Hay películas que nacen para ser eternas e indelebles, marinadas ellas con todos los ingredientes necesarios para alcanzar la categoría de inolvidables. Destinadas a ser clásicos del cine, testamentos cinematográficos o cualquier otra etiqueta grandilocuente que queramos asignarles.

El irlandés, desde luego, contaba a priori con todas las vitolas necesarias para ello, a saber: película de gángsteres del director que mejor ha retratado a la mafia en los últimos treinta años, actores que son ya más mitos que intérpretes, y una historia de base que explica por sí sola el desarrollo político, social, sindical y económico del gran monstruo capitalista, los Estados Unidos.

Con un metraje de casi tres horas y media, el film arranca con un largo plano secuencia que nos lleva a un Robert de Niro anciano, postrado en una silla de ruedas en medio de la sala recreativa de una residencia para la tercera edad. Su personaje nos contará la historia y, ese plano, parece anticipar una película al más puro estilo Scorsese, de ritmo vertiginoso, pulso firme y lógica cocainómana. Pero, lamento reconocerlo, no se encontrarán con eso.

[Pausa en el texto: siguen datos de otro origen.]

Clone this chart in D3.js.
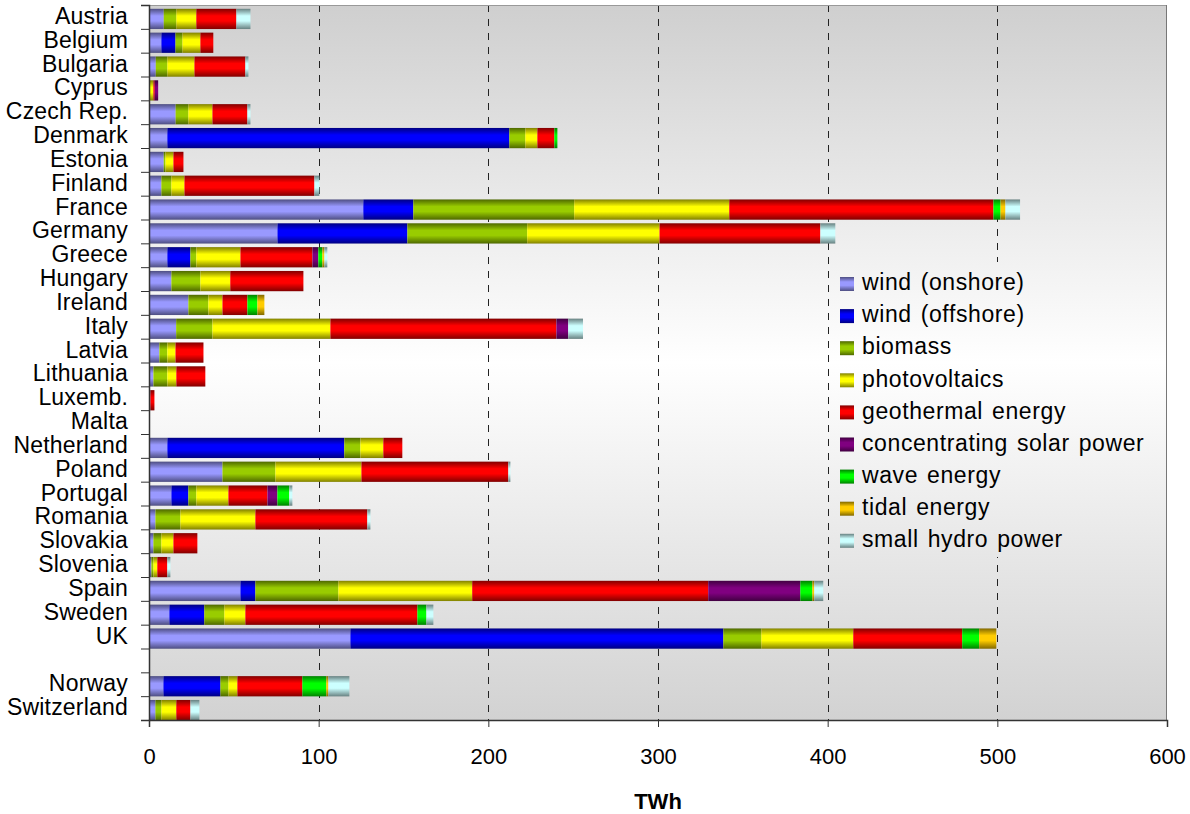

Quiero que se me entienda bien. La película es un canto al cine y, probablemente, si no hubiera generado las inevitables expectativas enunciadas, este decorador estaría glosando sus virtudes (porque las tiene y muchas) por encima de sus defectos (menores pero presentes, asibles, fácilmente identificables). Y es que la sensación que El irlandés transmite es un tanto cadavérica o mortecina, como si la edad que aqueja a sus protagonistas lo impregnase todo. La lógica actual es diametralmente opuesta a la del Hollywood clásico. Antes, los directores y actores mejoraban con los años como los buenos vinos. Ahora, salvo notables excepciones, suele pasar lo contrario. Y eso le pasa a los pilares de esta entrega, a la que le falta el pulso, la tensión, el ritmo y la fluidez que antaño fueron santo y seña de sus rostros visibles.

Joe Pesci está colosal, eso es verdad, qué lástima que no se haya prodigado más en los últimos años. Pacino un poco pasado de rosca. Y Robert de Niro, que, para este crítico, llegó a ser el mejor actor del mundo en los ochenta, regresa de entre los muertos para entregar una interpretación eficaz, muy por encima de los trabajos de las últimas dos décadas, que lo habían encuadrado en la mediocridad total. Aún así, no es su mejor actuación ni se le acerca, quizá demasiado mayor para interpretar un personaje violento y salvaje, que pega palizas que resultan tan poco creíbles como el propósito de enmienda de un sacerdote pederasta.

Asistimos a un espectáculo corto de pirotecnia, a un cine que se referencia más en sus propios códigos que en las oquedades de la vida. No sorprende, no deslumbra y, sobre todo, a excepción de retazos sueltos y desperdigados, no emociona.

Todo es correcto, en realidad, en esta obra. Pero se queda ahí. Sin exceso, sin pulsión de vida y sin escándalo. Ni siquiera tiene la irregularidad de otras películas de Scorsese. La sensación al acabar es fría y desabrida como puchero de pobre.

Es una buena película pero no es una obra maestra. Y los que amamos el séptimo arte esperábamos muchísimo más. No se hace larga a pesar de su kilométrico metraje, pero tampoco corta. Todo el rato ese regusto, esa percepción… ni chicha ni limoná.

El irlandés es, en fin, puro Aristóteles, puro justo medio, equidistancia entre el vibrar y el asqueo. Corrección, ya se ha dicho, para un arte, el cine, que soporta mejor las obras imperfectas y extremas que las mesuradas…

Y más aún si hablamos de Scorsese.

Disfrútenla, no obstante. Sobre todo los neófitos en el director y el cine como fenómeno artístico. Después, no lo olviden, vayan como locos a por Toro Salvaje, Casino, Taxi Driver o Uno de los nuestros. En ellas verán a los mismos protagonistas, pero en auténtico estado de gracia. Exponentes de ese cine que se muere y que ya no pueden facturar ni tan siquiera ellos mismos. Dura condena.